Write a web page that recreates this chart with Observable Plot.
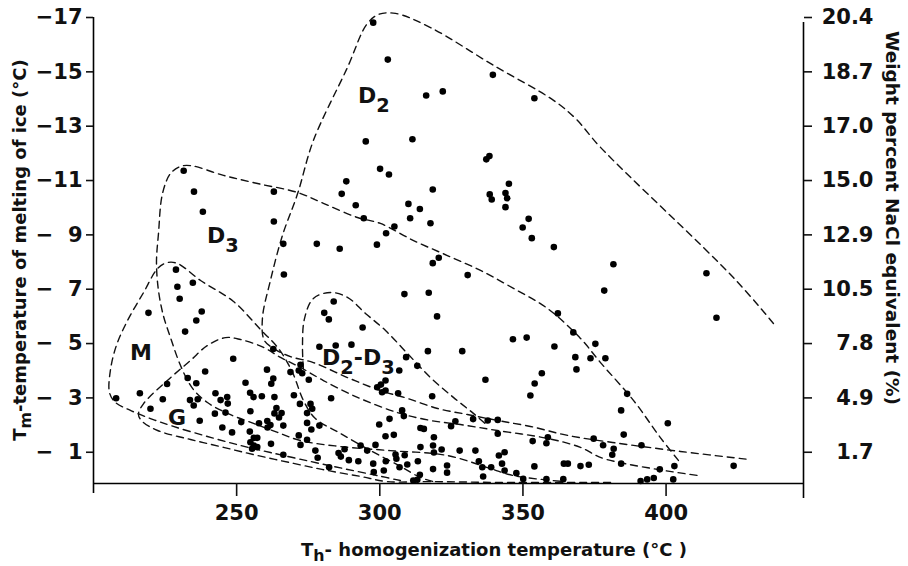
<!DOCTYPE html>
<html><head><meta charset="utf-8">
<script src="https://cdn.jsdelivr.net/npm/d3@7"></script>
<script src="https://cdn.jsdelivr.net/npm/@observablehq/plot@0.6"></script>
<style>body{margin:0;background:#fff;} #chart{width:908px;height:566px;}</style>
</head><body><div id="chart"></div>
<script>
// Homogenization temperature (°C) and ice-melting temperature (°C) of each inclusion
const th = [297.7,302.8,316.2,322.0,339.5,354.0,295.1,311.4,337.2,338.3,345.1,300.1,303.2,288.3,286.7,318.5,338.4,339.1,343.9,344.5,
343.9,291.6,310.0,314.0,294.4,310.6,317.7,305.1,302.2,352.0,349.9,353.1,360.8,266.3,278.0,286.0,299.0,320.6,318.5,330.7,
308.6,317.1,320.0,381.6,378.4,362.2,367.6,346.5,351.3,414.1,417.6,375.3,373.6,378.8,386.4,384.3,400.6,385.2,374.7,378.0,
381.7,381.2,391.4,384.3,370.1,373.0,397.8,402.9,423.6,391.1,393.4,395.7,402.5,283.9,280.6,282.2,294.0,278.9,284.6,290.1,
316.8,328.8,361.0,368.3,368.7,356.6,354.1,352.6,336.9,309.2,313.1,306.8,318.3,306.4,299.1,300.4,302.0,300.8,302.0,272.3,
271.7,272.9,275.2,268.8,270.0,283.0,272.1,275.8,274.6,276.4,263.9,263.2,265.7,264.8,266.3,260.7,261.8,260.8,274.6,276.1,
278.9,271.7,272.3,274.6,266.3,277.5,278.3,285.6,286.4,287.7,289.2,282.3,292.5,293.3,295.6,298.5,297.7,297.9,299.8,302.0,
304.9,303.4,307.8,308.4,302.1,301.4,305.5,305.8,306.9,309.6,308.7,313.3,314.2,311.7,313.1,314.0,314.2,315.4,318.9,318.6,
318.9,318.6,321.6,323.5,323.5,324.9,326.4,327.9,332.6,337.7,341.2,341.2,333.4,334.6,335.8,336.1,338.9,341.6,343.6,342.7,
343.6,347.7,350.1,353.4,358.2,358.7,354.0,358.2,364.1,364.3,365.7,231.5,235.1,238.2,263.0,263.0,228.8,229.3,230.1,234.7,
237.8,235.9,232.0,219.2,266.5,248.8,239.0,232.9,235.9,225.7,262.8,260.6,262.8,262.1,253.1,207.9,216.2,219.9,224.2,233.7,
235.0,236.4,237.1,242.6,244.4,246.7,246.9,254.7,255.9,258.8,263.2,242.4,246.1,245.0,254.8,251.6,257.8,248.4,254.6,256.0,
257.2,254.8,256.0,257.2,255.4,262.0];
const tm = [-16.81,-15.45,-14.13,-14.28,-14.89,-14.03,-12.44,-12.52,-11.78,-11.90,-10.88,-11.43,-11.22,-10.97,-10.51,-10.67,-10.49,-10.30,-10.54,-10.35,
-10.02,-10.09,-10.14,-9.95,-9.61,-9.61,-9.43,-9.31,-9.06,-9.59,-9.27,-8.88,-8.55,-8.67,-8.67,-8.49,-8.64,-8.16,-7.96,-7.52,
-6.82,-6.87,-6.00,-7.92,-6.95,-6.11,-5.41,-5.16,-5.22,-7.59,-5.95,-4.99,-4.46,-4.46,-3.15,-2.54,-2.07,-1.65,-1.50,-1.26,
-1.13,-0.91,-1.26,-0.58,-0.49,-0.54,-0.37,-0.49,-0.50,0.06,0.00,-0.05,0.00,-6.55,-6.13,-5.89,-5.59,-4.88,-4.93,-4.96,
-4.72,-4.72,-4.89,-4.50,-4.05,-3.91,-3.53,-3.09,-3.67,-4.50,-4.18,-4.01,-3.06,-3.17,-3.39,-3.49,-3.64,-3.21,-3.27,-4.22,
-4.01,-3.91,-3.67,-3.95,-3.10,-2.99,-2.78,-2.78,-2.44,-2.60,-2.63,-2.43,-2.44,-2.28,-1.98,-2.15,-2.00,-1.91,-2.08,-1.84,
-1.98,-1.62,-1.27,-1.46,-0.91,-1.06,-0.80,-0.97,-0.84,-1.11,-0.71,-0.45,-0.67,-1.25,-1.06,-1.27,-0.58,-0.27,-2.02,-1.59,
-1.64,-2.23,-2.54,-2.33,-0.67,-0.33,-0.92,-0.76,-0.45,-0.55,-0.89,-0.67,-1.19,0.04,0.01,-0.17,-1.89,-1.86,-1.55,-1.25,
-0.99,-0.38,-1.10,-0.51,-0.25,-1.96,-2.14,-1.06,-2.22,-2.17,-2.19,-1.68,-1.06,-0.67,-0.45,-0.11,-0.45,-0.88,-1.00,-0.58,
-0.33,-0.23,-0.02,-1.41,-1.33,-1.55,-0.48,-0.01,-0.01,-0.58,-0.58,-11.36,-10.59,-9.85,-10.59,-9.49,-7.72,-7.09,-6.65,-7.24,
-6.18,-5.85,-5.44,-6.13,-7.54,-4.44,-3.97,-3.73,-3.54,-3.51,-4.80,-4.04,-3.71,-3.52,-3.56,-2.99,-3.17,-2.60,-2.95,-2.92,
-2.72,-2.95,-2.16,-3.17,-2.92,-3.03,-2.79,-3.19,-3.03,-3.06,-3.03,-2.42,-2.46,-1.91,-2.51,-2.11,-2.07,-1.73,-1.76,-1.53,
-1.53,-1.37,-1.25,-1.19,-1.13,-1.31];

// Group envelopes, [Th, Tm]
const envD2 = [[437.5,-5.74],[423.5,-7.43],[377.1,-12.22],[368.4,-13.28],[360.7,-13.95],[339.7,-15.24],[317.7,-16.63],[305.5,-17.15],[299.5,-17.11],[295.4,-16.74],[288.7,-15.16],[276.8,-12.47],[271.3,-10.52],[266.0,-8.98],[261.8,-7.32],[259.0,-5.92],[259.7,-5.11],[263.6,-4.78],[268.8,-4.52],[276.8,-4.30],[288.7,-3.75],[300.2,-3.27],[309.7,-2.98],[320.2,-2.61],[330.6,-2.39],[341.1,-2.17],[352.6,-1.95],[365.6,-1.62],[381.3,-1.36],[405.0,-1.03],[429.5,-0.73]];
const envD3 = [[404.3,-0.70],[398.0,-1.54],[388.6,-2.91],[377.1,-4.30],[370.1,-5.19],[358.6,-6.29],[346.7,-7.03],[335.2,-7.69],[323.6,-8.24],[311.8,-8.79],[300.2,-9.42],[292.2,-9.64],[280.3,-10.16],[271.3,-10.56],[257.3,-10.89],[245.4,-11.19],[233.9,-11.55],[230.4,-11.52],[226.9,-11.26],[224.1,-10.52],[222.7,-9.05],[222.0,-7.98],[222.7,-6.95],[224.4,-6.03],[226.9,-5.22],[230.4,-4.19],[234.6,-3.35],[239.8,-2.83],[246.8,-2.43],[255.9,-2.06],[264.3,-1.73],[272.3,-1.43],[286.3,-1.21],[303.7,-1.06],[323.6,-0.88],[338.7,-0.40],[346.7,-0.14],[364.2,0.08]];
const envD2D3 = [[273.3,-4.08],[273.0,-4.93],[273.7,-5.92],[276.8,-6.66],[282.8,-6.88],[288.7,-6.70],[295.0,-6.11],[302.0,-5.48],[309.7,-4.63],[317.7,-3.75],[325.7,-3.02],[332.7,-2.43],[337.6,-1.98]];
const envM = [[307.2,0.04],[299.2,-0.14],[287.3,-0.40],[275.8,-0.66],[261.8,-0.99],[251.3,-1.25],[239.8,-1.58],[227.9,-1.95],[219.9,-2.24],[212.9,-2.54],[207.7,-2.83],[205.6,-3.19],[205.9,-4.01],[208.0,-4.93],[211.9,-5.85],[217.5,-6.88],[222.4,-7.76],[225.8,-7.98],[229.3,-7.95],[237.4,-7.32],[248.9,-6.55],[258.3,-5.52],[264.6,-4.82],[269.5,-3.94],[273.3,-2.91],[277.5,-2.24],[286.3,-1.69],[296.8,-1.06],[307.2,-0.48],[314.2,-0.07],[318.8,0.08]];
const envG = [[380.6,0.11],[342.2,0.11],[317.7,0.08],[302.7,0.08],[293.3,-0.11],[281.7,-0.33],[269.9,-0.59],[257.3,-0.88],[245.4,-1.18],[233.9,-1.47],[222.4,-1.80],[217.1,-2.13],[215.7,-2.39],[217.5,-2.79],[225.8,-3.64],[233.9,-4.38],[239.8,-4.93],[246.1,-5.22],[251.3,-5.15],[259.4,-4.86],[265.3,-4.49],[272.3,-4.12],[280.3,-3.64],[292.2,-3.02],[306.2,-2.46],[317.7,-2.17],[328.2,-2.02],[341.1,-1.80],[358.6,-1.51],[370.1,-1.18],[378.1,-0.77],[411.3,-0.14]];

// Region labels: main letter(s) and subscripts, anchored at [Th, Tm]
const regionNames = [["D","2"],["D","3"],["M"],["G"],["D","2","-D","3"]];
const regionTh = [292.6, 239.8, 212.9, 226.2, 280.0];
const regionTm = [-13.84, -8.68, -4.38, -1.98, -4.19];

const yTicks = [-17,-15,-13,-11,-9,-7,-5,-3,-1];
const naclLabels = ["20.4","18.7","17.0","15.0","12.9","10.5","7.8","4.9","1.7"];
const xTicks = [250,300,350,400];

const pts = th.map((x,i)=>({th:x, tm:tm[i]}));
const envelopes = [envD2, envD3, envD2D3, envM, envG];
const dash = {x: d=>d[0], y: d=>d[1], curve: "catmull-rom", stroke: "#111", strokeWidth: 1.4, strokeDasharray: "7,5"};

const fmtLeft = d => (Math.abs(d) >= 10 ? "\u2212" : "\u2212\u2007") + Math.abs(d);

const chart = Plot.plot({
  width: 908, height: 566,
  marginTop: 17, marginRight: 105, marginBottom: 83, marginLeft: 93,
  style: {fontFamily: "'DejaVu Sans', sans-serif", fontSize: "21px", fontWeight: "bold", background: "#fff", color: "#111", overflow: "visible"},
  x: {domain: [200, 448]},
  y: {domain: [0.15, -17]},
  marks: [
    ...envelopes.map(e => Plot.line(e, dash)),
    Plot.dot(pts, {x: "th", y: "tm", r: 3.3, fill: "#000"}),
    Plot.ruleX([200], {y1: 0.52, y2: -17, stroke: "#000", strokeWidth: 1.6}),
    Plot.ruleX([448], {y1: 0.70, y2: -16.82, stroke: "#000", strokeWidth: 1.6}),
    Plot.ruleY([0.15], {x1: 200, x2: 448, stroke: "#000", strokeWidth: 1.6}),
    Plot.axisY({ticks: yTicks, anchor: "left", tickSize: 7, tickPadding: 4, tickFormat: fmtLeft, label: null, strokeWidth: 1.6}),
    Plot.axisY({ticks: yTicks, anchor: "right", tickSize: 8, tickPadding: 62, textAnchor: "end", tickFormat: d => naclLabels[yTicks.indexOf(d)], label: null, strokeWidth: 1.6}),
    Plot.axisX({ticks: xTicks, anchor: "bottom", tickSize: 13, tickPadding: 9, label: null, strokeWidth: 1.6})
  ]
});
document.getElementById("chart").appendChild(chart);

const svg = d3.select(chart);
const X = chart.scale("x"), Y = chart.scale("y");
function richText(g, parts, size, subShift) {
  let down = false;
  parts.forEach((p, i) => {
    const isSub = i % 2 === 1;
    const ts = g.append("tspan").text(p);
    if (isSub && !down) { ts.attr("dy", subShift).attr("font-size", size * 0.88); down = true; }
    else if (!isSub && down) { ts.attr("dy", -subShift).attr("font-size", size); down = false; }
  });
}
regionNames.forEach((parts, i) => {
  const t = svg.append("text").attr("x", X.apply(regionTh[i])).attr("y", Y.apply(regionTm[i]))
    .attr("text-anchor", "start")
    .attr("font-family", "DejaVu Sans").attr("font-weight", "bold").attr("font-size", 22).attr("fill", "#111");
  richText(t, parts, 22, 9);
});
function title(parts, transform, x, y, size) {
  const t = svg.append("text").attr("transform", transform).attr("x", x).attr("y", y)
    .attr("text-anchor", "middle").attr("font-family", "DejaVu Sans").attr("font-weight", "bold").attr("font-size", size).attr("fill", "#111");
  richText(t, parts, size, 5);
}
title(["T", "h", "- homogenization temperature (\u00B0C )"], null, 494, 556, 18);
title(["T", "m", "-temperature of melting of ice (\u00B0C)"], "translate(26,250) rotate(-90)", 0, 0, 18);
title(["Weight percent NaCl equivalent (%)"], "translate(886,218) rotate(90)", 0, 0, 18.5);
</script>
</body></html>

#### [Prompt]
Find every line that has "chart" in it, then return those lines.

#### [Task solution]
Write a web page that recreates this chart with Observable Plot.
<style>body{margin:0;background:#fff;} #chart{width:908px;height:566px;}</style>
</head><body><div id="chart"></div>
const chart = Plot.plot({
document.getElementById("chart").appendChild(chart);
const svg = d3.select(chart);
const X = chart.scale("x"), Y = chart.scale("y");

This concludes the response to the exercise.